Dios es el que nos otorga, por pura gracia, la posibilidad de amarle sobre todas las cosas y de amar a los hermanos por amor a Él. Si somos dóciles y no obstaculizamos la acción del Espíritu Santo, la caridad irá poco a poco informando nuestra vida, animándola con un principio nuevo que unificará nuestra acción, a fin de que nuestro corazón se vaya asimilando progresivamente al de Cristo.
De este modo será un corazón engrandecido en el que todos tendrán cabida, pues nos dolerán las almas y desearemos ardientemente que todos conozcan el amor de Dios.
La Eucaristía nos alimenta con el pan de la inmortalidad. Dentro de poco celebraremos la Solemnidad del Corpus Christi. En este "sacramento admirable" el Señor quiso dejarnos el "memorial de su Pasión". La Eucaristía es una muestra excelsa de los "beneficios del amor de Dios para con nosotros". El Señor quiso dejarnos esta prueba de su amor, quiso quedarse con nosotros, realmente presente bajo las especies del pan y del vino, para hacernos partícipes de su Pascua.
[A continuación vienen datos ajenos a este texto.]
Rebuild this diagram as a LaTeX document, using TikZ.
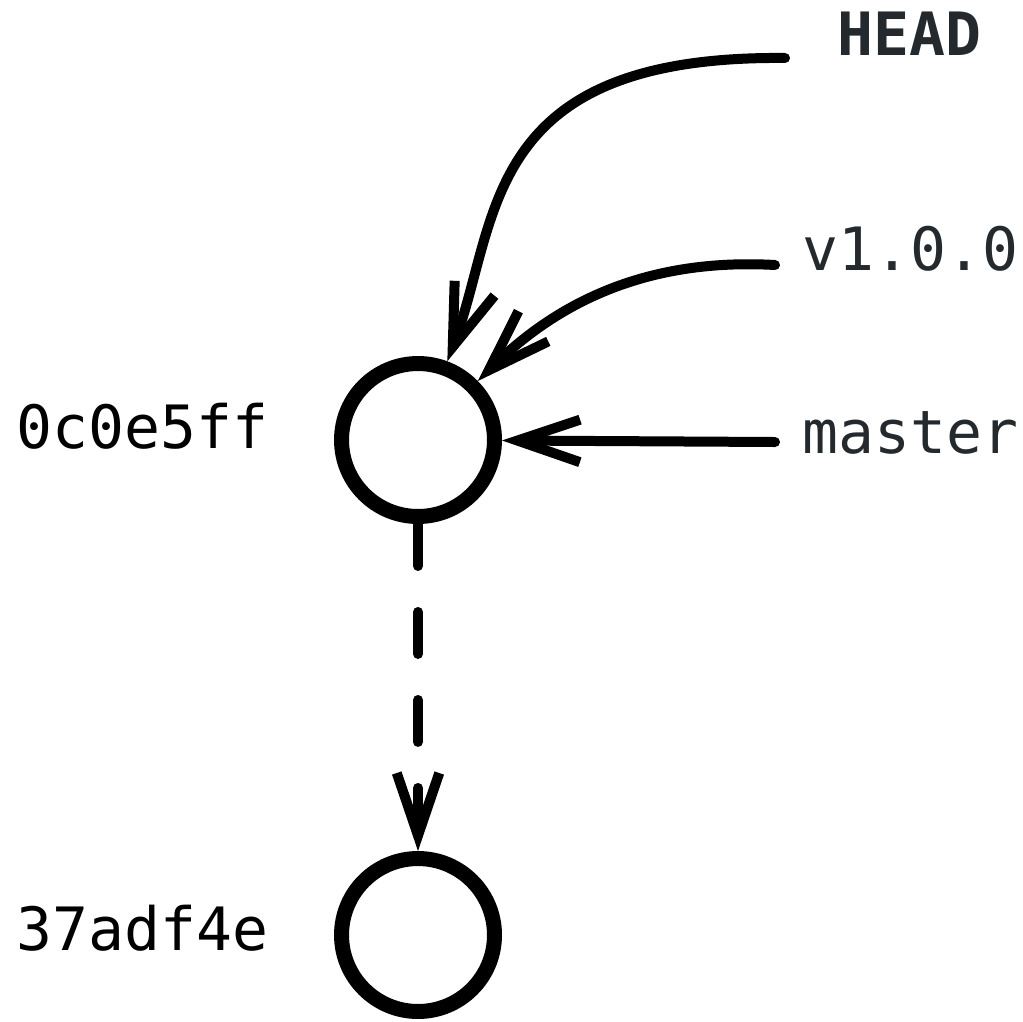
\documentclass[tikz,border=0pt]{standalone}
\usepackage{fontspec}
\setmonofont{DejaVu Sans Mono}
\usetikzlibrary{arrows.meta,positioning}
\definecolor{refgray}{HTML}{24292E}

\begin{document}
\begin{tikzpicture}[x=0.02cm,y=-0.02cm,
    commit/.style={circle,draw,line width=0.3cm,minimum size=3.06cm,inner sep=0pt},
    hash/.style={font=\ttfamily\fontsize{34}{40}\selectfont,anchor=base west,inner sep=0pt},
    ref/.style={hash,text=refgray},
    headref/.style={ref,font=\ttfamily\bfseries\fontsize{34}{40}\selectfont},
    pointer/.style={line width=0.2cm,line cap=round,-{Straight Barb[sharp,length=1.25cm,width=0.85cm]}}]
    \useasboundingbox (0,0) rectangle (1023,1021);
    % Commits
    \node[commit] (c1) at (418,440) {};
    \node[commit] (c2) at (418,935) {};
    \node[hash] (h1) at (16,448) {0c0e5ff};
    \node[hash] (h2) at (16,950) {37adf4e};
    % Refs
    \node[headref] (head) at (837,55) {HEAD};
    \node[ref] (tag) at (802,270) {v1.0.0};
    \node[ref] (master) at (802,453) {master};
    % Pointers
    \draw[pointer] ([shift={(-1.04cm,-0.06cm)}]head.base west) .. controls (480,55) and (500,220) .. (c1);
    \draw[pointer] ([shift={(-0.54cm,0.1cm)}]tag.base west) .. controls (650,258) and (560,300) .. (c1);
    \draw[pointer] ([shift={(-0.54cm,0.22cm)}]master.base west) -- (c1);
    % Parent
    \draw[pointer,dash pattern=on 0.84cm off 0.92cm] (c1) -- (c2);
\end{tikzpicture}
\end{document}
La Penitencia renueva nuestra alma para que podamos presentarnos ante Dios, cuando Él nos llame, limpios de nuestros pecados. Igualmente, el sacerdocio es un don del Corazón de Jesús.
También nosotros le pedimos al Señor la gracia de corresponder - en la medida de nuestras pobres fuerzas - a su infinita compasión para con el mundo. Señor, ¡qué nos gastemos sólo por tu Amor". Qué prendamos en las almas el fuego de tu Amor.
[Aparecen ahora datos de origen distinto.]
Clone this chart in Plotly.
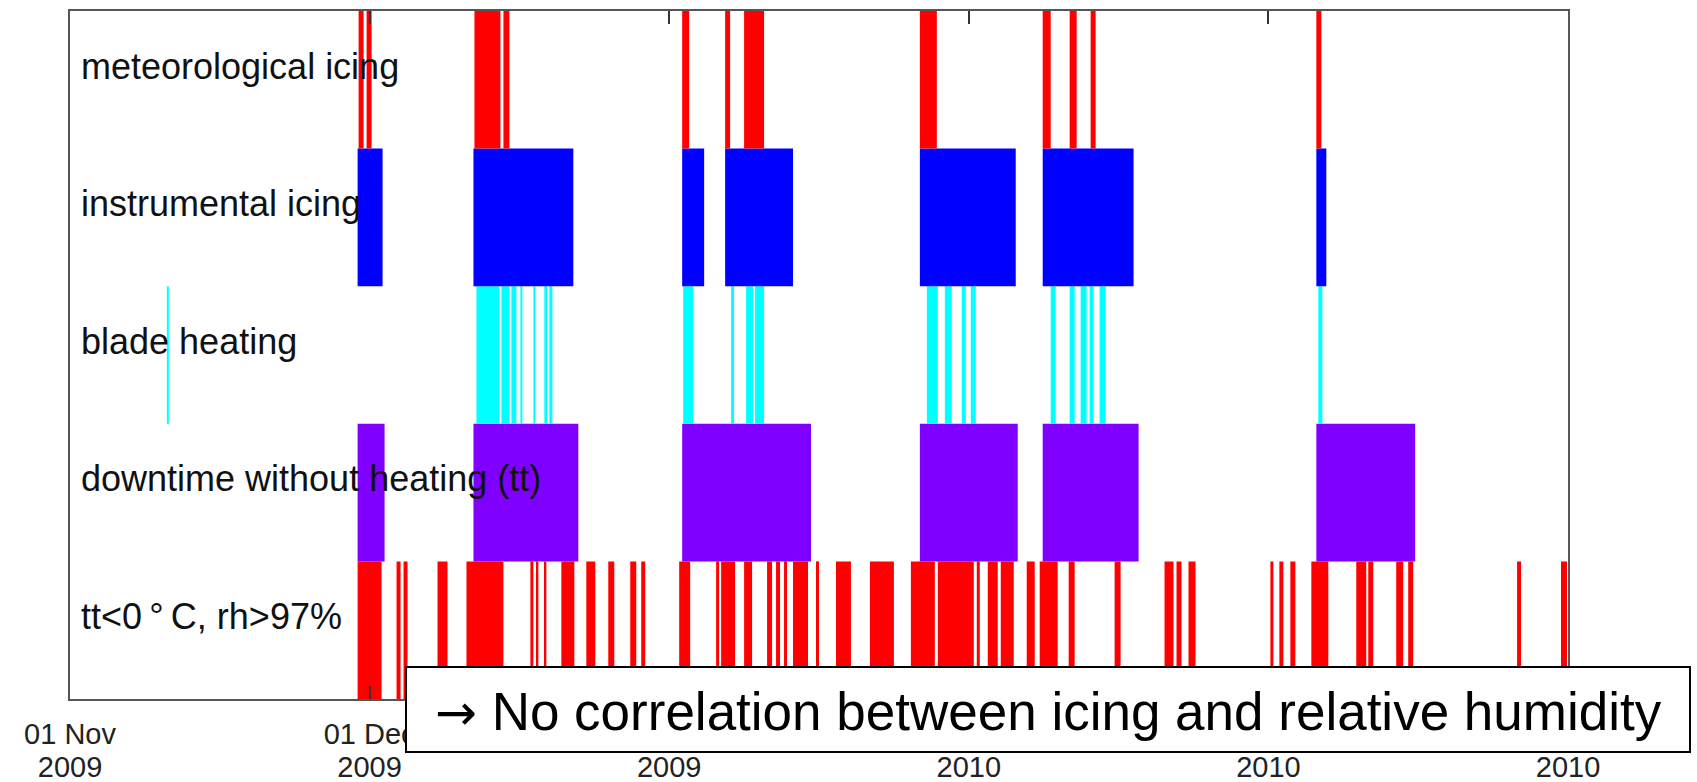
import plotly.graph_objects as go
import pandas as pd

# ---- data: intervals in days since 2009-11-01 00:00 ----
START = pd.Timestamp("2009-11-01")

row_labels = ["tt&lt;0\u2009°\u2009C, rh&gt;97%", "downtime without heating (tt)",
              "blade heating", "instrumental icing", "meteorological icing"]

met_start = [28.9, 29.7, 40.5, 43.4, 61.3, 65.6, 67.5, 85.1, 97.4, 100.1, 102.2, 124.8]
met_end   = [29.4, 30.2, 43.1, 44.0, 62.0, 66.1, 69.5, 86.8, 98.2, 100.8, 102.7, 125.3]

inst_start = [28.8, 40.4, 61.3, 65.6, 85.1, 97.4, 124.8]
inst_end   = [31.3, 50.4, 63.5, 72.4, 94.7, 106.5, 125.8]

blade_start = [9.7, 40.7, 43.2, 44.2, 45.1, 46.4, 47.5, 48.0, 61.4, 66.2, 67.7, 68.6,
               85.8, 87.6, 89.3, 90.2, 98.2, 100.1, 101.2, 102.1, 103.1, 125.0]
blade_end   = [9.9, 43.0, 44.0, 44.7, 45.3, 46.6, 47.8, 48.3, 62.4, 66.5, 68.4, 69.5,
               86.9, 88.3, 89.7, 90.7, 98.7, 100.6, 101.8, 102.5, 103.7, 125.4]

down_start = [28.8, 40.4, 61.3, 85.1, 97.4, 124.8]
down_end   = [31.5, 50.9, 74.2, 94.9, 107.0, 134.7]

tt_start = [28.8, 32.7, 33.4, 36.8, 39.7, 46.1, 46.7, 47.5, 49.2, 51.7, 53.9, 56.1,
            57.2, 61.0, 64.7, 65.2, 67.5, 69.8, 70.7, 71.5, 72.4, 74.7, 76.7, 80.1,
            84.2, 86.9, 90.8, 91.9, 93.2, 95.8, 97.1, 100.0, 104.6, 109.6, 110.8,
            112.0, 120.2, 121.1, 122.2, 124.3, 128.8, 130.0, 132.8, 134.0, 144.9, 149.3]
tt_end   = [31.2, 33.1, 33.8, 37.8, 43.4, 46.4, 46.9, 47.7, 50.5, 52.6, 54.5, 56.7,
            57.6, 62.1, 65.0, 66.6, 68.3, 70.3, 71.1, 71.8, 73.9, 75.0, 78.2, 82.5,
            86.6, 90.5, 91.1, 92.9, 94.5, 96.6, 98.9, 100.6, 105.2, 110.5, 111.3,
            112.7, 120.5, 121.5, 122.7, 126.0, 129.8, 130.5, 133.5, 134.5, 145.3, 149.9]

tick_days = [0, 30, 60, 90, 120, 150]
tick_day_month = ["01 Nov", "01 Dec", "", "", "", ""]   # the rest are hidden behind the note box
tick_year = ["2009", "2009", "2009", "2010", "2010", "2010"]

note_text = ("<span style=\"font-family:DejaVu Sans;font-size:50px\">\u2192</span>"
             " No correlation between icing and relative humidity")

series = [
    (tt_start, tt_end, 0, "#FF0000"),
    (down_start, down_end, 1, "#8000FF"),
    (blade_start, blade_end, 2, "#00FFFF"),
    (inst_start, inst_end, 3, "#0000FF"),
    (met_start, met_end, 4, "#FF0000"),
]

FONT = "Liberation Sans, Arial, sans-serif"
W, H = 1697, 782
L, R, T, B = 70, 129, 11, 83
PW, PH = W - L - R, H - T - B


def px_x(p):
    return (p - L) / PW


def px_y(p):
    return (H - B - p) / PH


fig = go.Figure()
for starts, ends, row, color in series:
    base = [(START + pd.Timedelta(days=s)).strftime("%Y-%m-%d %H:%M:%S") for s in starts]
    dur = [(e - s) * 86400000.0 for s, e in zip(starts, ends)]
    fig.add_trace(go.Bar(
        orientation="h",
        base=base,
        x=dur,
        y=[row + 0.5] * len(starts),
        width=1.0,
        marker=dict(color=color, line=dict(width=0)),
        hoverinfo="skip",
        showlegend=False,
    ))

# empty helper trace so the second (label) x axis is drawn
fig.add_trace(go.Scatter(x=[], y=[], xaxis="x2", yaxis="y", hoverinfo="skip", showlegend=False))

for i, lab in enumerate(row_labels):
    fig.add_annotation(
        xref="paper", yref="y", x=0, y=i + 0.5 + 0.10,
        xanchor="left", yanchor="middle", xshift=9,
        text=lab, showarrow=False,
        font=dict(family=FONT, size=36, color="#111111"),
    )

# note box
fig.add_shape(
    type="rect", xref="paper", yref="paper",
    x0=px_x(406), x1=px_x(1690), y0=px_y(752), y1=px_y(667),
    line=dict(color="black", width=2), fillcolor="white", layer="above",
)
fig.add_annotation(
    xref="paper", yref="paper",
    x=px_x(1048), y=px_y(712),
    xanchor="center", yanchor="middle",
    text=note_text, showarrow=False,
    font=dict(family=FONT, size=53, color="black"),
)

xrange = [START, START + pd.Timedelta(days=150)]
tickvals = [START + pd.Timedelta(days=d) for d in tick_days]

fig.update_layout(
    width=W, height=H,
    margin=dict(l=L, r=R, t=T, b=B, autoexpand=False),
    plot_bgcolor="white", paper_bgcolor="white",
    barmode="overlay",
    showlegend=False,
    xaxis=dict(
        type="date", range=xrange, automargin=False,
        tickvals=tickvals, ticktext=tick_year,
        ticks="inside", ticklen=13, tickwidth=2, tickcolor="#333333",
        showline=True, linewidth=2, linecolor="#555555", mirror="ticks",
        showgrid=False, zeroline=False,
        tickfont=dict(family=FONT, size=29, color="#222222"),
        ticklabelstandoff=41,
    ),
    xaxis2=dict(
        type="date", range=xrange, overlaying="x", anchor="y", side="bottom",
        automargin=False,
        tickvals=tickvals, ticktext=tick_day_month,
        ticks="", showline=False, showgrid=False, zeroline=False,
        tickfont=dict(family=FONT, size=29, color="#222222"),
        ticklabelstandoff=15,
    ),
    yaxis=dict(
        range=[0, 5], automargin=False,
        showticklabels=False, ticks="",
        showline=True, linewidth=2, linecolor="#555555", mirror=True,
        showgrid=False, zeroline=False,
    ),
)

fig.write_html("out.html")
La primera señal del amor del Salvador es la misión del Espíritu Santo a los discípulos, después de la Ascensión del Señor al cielo, recuerda Pío XII (“Haurietis aquas”, 23). El Espíritu Santo es el Amor mutuo personal por el que el Padre ama al Hijo y el Hijo al Padre, y es enviado por ambos para infundir en el alma de los discípulos la abundancia de la caridad divina. Esta infusión de la caridad divina brota también del Corazón del Salvador, en el cual "están encerrados todos los tesoros de la sabiduría y de la ciencia" (Col 2, 3).
Al Espíritu Santo se debe el nacimiento de la Iglesia y su admirable propagación. Este amor divino, don del Corazón de Cristo y de su Espíritu, es el que dio a los apóstoles y a los mártires la fortaleza para predicar la verdad y testimoniarla con su sangre.
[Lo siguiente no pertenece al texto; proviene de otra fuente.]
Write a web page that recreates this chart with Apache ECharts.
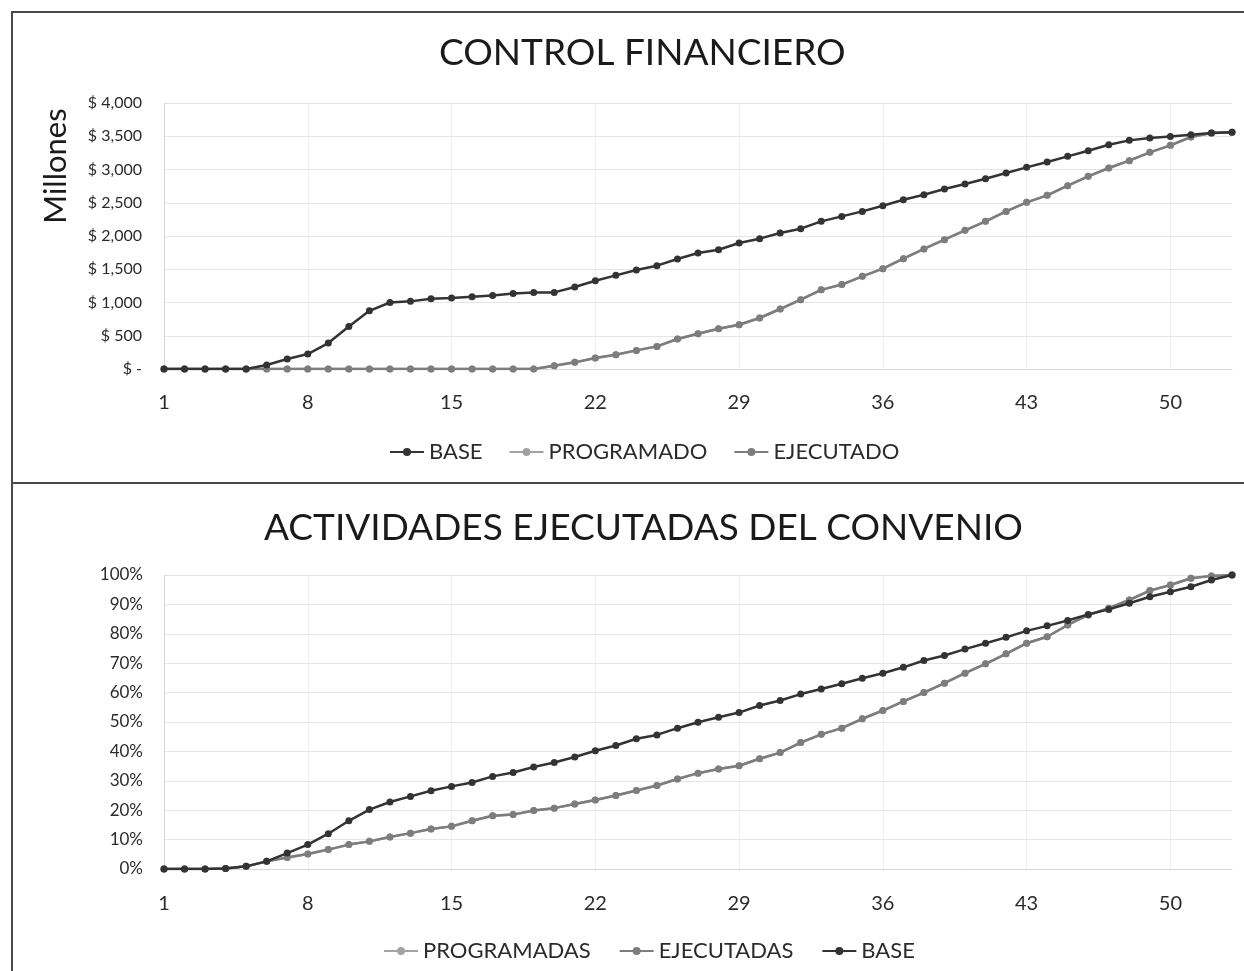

A este amor divino, que redunda del Corazón del Verbo encarnado y se difunde por obra del Espíritu Santo en las almas de los creyentes, San Pablo entonó aquel himno que ensalza el triunfo de Cristo y el de los miembros de su Cuerpo: "¿Quién podrá separarnos del amor de Cristo? ¿La tribulación?, ¿la angustia?, ¿el hambre?, ¿la desnudez?, ¿el riesgo?, ¿la persecución?, ¿la espada?... Más en todas estas cosas triunfamos soberanamente por obra de Aquel que nos amó. Porque estoy seguro de que ni muerte ni vida, ni ángeles ni principados, ni lo presente ni lo futuro, ni poderíos, ni altura, ni profundidad, ni criatura alguna será capaz de apartarnos del amor de Dios manifestado en Jesucristo nuestro Señor" (Rm 8, 35.37-39).
El Espíritu Santo nos ayudará a conocer íntimamente al Señor y a descubrir, junto al Corazón de Cristo, el sentido verdadero de nuestra vida, a comprender el valor de la vida verdaderamente cristiana, a unir el amor filial hacia Dios con el amor al prójimo. "Así - como pedía el Papa Juan Pablo II - sobre las ruinas acumuladas del odio y la violencia, se podrá construir la tan deseada civilización del amor, el reino del Corazón de Cristo" (Carta al P. Kolvenbach).
En la Cruz se expresa la Una inagotable abundancia de gracia. En la oración colecta de la Misa del Corazón de Jesús se pide a Dios todopoderoso que, al recordar los beneficios de su amor para con nosotros, nos conceda recibir de la fuente divina del Corazón de su Unigénito "Los sacramentos. Los sacramentos que edifican la Iglesia son los cauces de gracia a través de los cuales nos llega la vida nueva de la redención.
El agua del bautismo nos purifica y nos hace miembros del Cuerpo de Cristo. Dios infunde en nuestra alma las virtudes teologales para que podamos conocerle por la fe, amarle por la caridad, tender hacia la esperanza.